Jessie and John had four sons. Two of her sons served in India. “My uncle Col T ‘Gregor’ McNie, was a consultant gynaecologist with the British Army based in North-West India and my father, Ian Anderson Brand McNie worked on the sub-continent from 1923-1963. He retired as Superintendent of James Warren’s tea gardens in South Sylhet,” James says.
James was born in Shillong in 1947 and subsequently worked for Grindlays Bank in both Calcutta (now Kolkata) and Bombay (now Mumbai) between 1969 and 1972.
The Rumal was preserved by the McNie family for over 90 years.
One of James’ cousins donated the Chamba Rumal to the Glasgow Museum in Scotland in 1990.
It was displayed by Glasgow Museum at the Hinduism exhibition in 1992. “The Rumal is now housed in the reserve collections at Glasgow Museums Resource Centre in Nitshill, Scotland. It is a piece of great importance, being of fine quality and with a direct connection to a 19th century Rani of Chamba,” James says.
Historic Chamba Rumals
Another iconic Chamba Rumal, depicting the Battle of Kurukshetra, was gifted by Chamba’s Raja Gopal Singh to the British in 1883 and is now in the Victoria and Albert Museum in London.
The oldest dated handmade Rumal belongs to the 16th century and is said to have been embroidered by Bebe Nanki, the sister of Guru Nanak. This piece is now preserved in the Sikh shrine in Hoshiarpur district, Punjab.
For making the Chamba Rumal, first Pahari miniature paintings were drawn on coarse cotton fabric (khaddar) or soft mulmul by painters and then embroidered by women.

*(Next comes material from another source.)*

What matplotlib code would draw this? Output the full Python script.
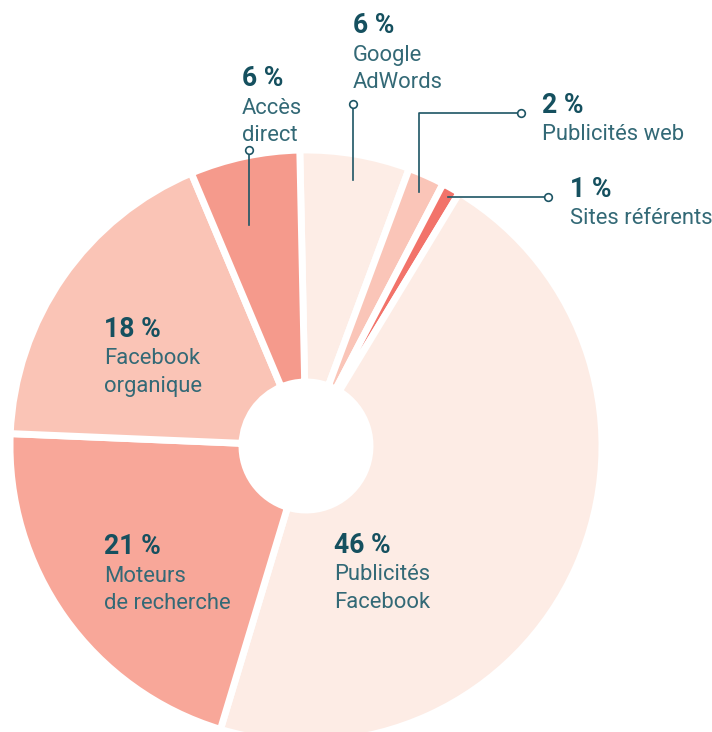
import matplotlib
matplotlib.use("Agg")
import matplotlib.pyplot as plt
from matplotlib.lines import Line2D

# ---- data ----
categories = ["Google AdWords", "Publicités web", "Sites référents",
              "Publicités Facebook", "Moteurs de recherche",
              "Facebook organique", "Accès direct"]
shares = [6, 2, 1, 46, 21, 18, 6]
pct_labels = ["6 %", "2 %", "1 %", "46 %", "21 %", "18 %", "6 %"]
name_labels = ["Google\nAdWords", "Publicités web", "Sites référents",
               "Publicités\nFacebook", "Moteurs\nde recherche",
               "Facebook\norganique", "Accès\ndirect"]
slice_colors = ["#FDEDE6", "#FAC5B8", "#F2736A", "#FDECE5",
                "#F8A799", "#FAC4B6", "#F59A8C"]

# ---- layout (pixel coordinates, y measured from top) ----
W, H = 712, 732
fig = plt.figure(figsize=(W / 100, H / 100), dpi=100)
ax = fig.add_axes([0, 0, 1, 1])
ax.set_xlim(0, W)
ax.set_ylim(0, H)
ax.set_aspect("equal")
ax.axis("off")

def Y(py):
    return H - py

cx, cy = 306, 446
r_out, r_in = 296, 64

ax.pie(shares, colors=slice_colors, startangle=91.2, counterclock=False,
       radius=r_out, center=(cx, Y(cy)), frame=False,
       wedgeprops=dict(width=r_out - r_in, edgecolor="white", linewidth=5.0))
ax.set_xlim(0, W)
ax.set_ylim(0, H)

pct_color = "#15505F"
name_color = "#336976"
FONT = ["Roboto", "DejaVu Sans"]

# label anchor (x, baseline of pct), leader lines
label_pos = {
    "Google AdWords": (353, 33),
    "Publicités web": (542, 113),
    "Sites référents": (570, 197),
    "Publicités Facebook": (334, 553),
    "Moteurs de recherche": (104, 554),
    "Facebook organique": (104, 337),
    "Accès direct": (242, 86),
}
line_gap = 27.5

for cat, pct, name in zip(categories, pct_labels, name_labels):
    x, yb = label_pos[cat]
    ax.text(x, Y(yb), pct, fontsize=19.2, fontweight="bold", color=pct_color,
            family=FONT, va="baseline", ha="left")
    for i, line in enumerate(name.split("\n")):
        ax.text(x, Y(yb + line_gap * (i + 1)), line, fontsize=15.8,
                color=name_color, family=FONT, va="baseline", ha="left")

lc = "#1E5565"
leaders = [
    [(249, 150), (249, 225)],
    [(353, 104), (353, 180)],
    [(520.5, 113), (419, 113), (419, 192)],
    [(548, 197), (448, 197)],
]
for pts in leaders:
    xs = [p[0] for p in pts]
    ys = [Y(p[1]) for p in pts]
    ax.add_line(Line2D(xs, ys, color=lc, linewidth=1.2, zorder=5))
    ax.plot([xs[0]], [ys[0]], marker="o", markersize=5.5, markerfacecolor="white",
            markeredgecolor=lc, markeredgewidth=1.2, zorder=6)

fig.savefig("out.png", dpi=100)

The embroidery technique of Chamba Rumal is double satin stitches, also known as do-rukha tanka, where the thread is carried forward and backwards alternately.
So both sides of the cloth are embroidered simultaneously and look identical. Occasionally, other stitches like the cross stitch, the herring-bone stitch and button-hole stitch are also used.
The craft faded into oblivion about 100 years back and was recently revived by a handful of artisans. One of them is Lalita Vakil, who also received the Padma Shri for training hundreds of women free of cost in the craft and creating embroidery entrepreneurs in Himachal Pradesh.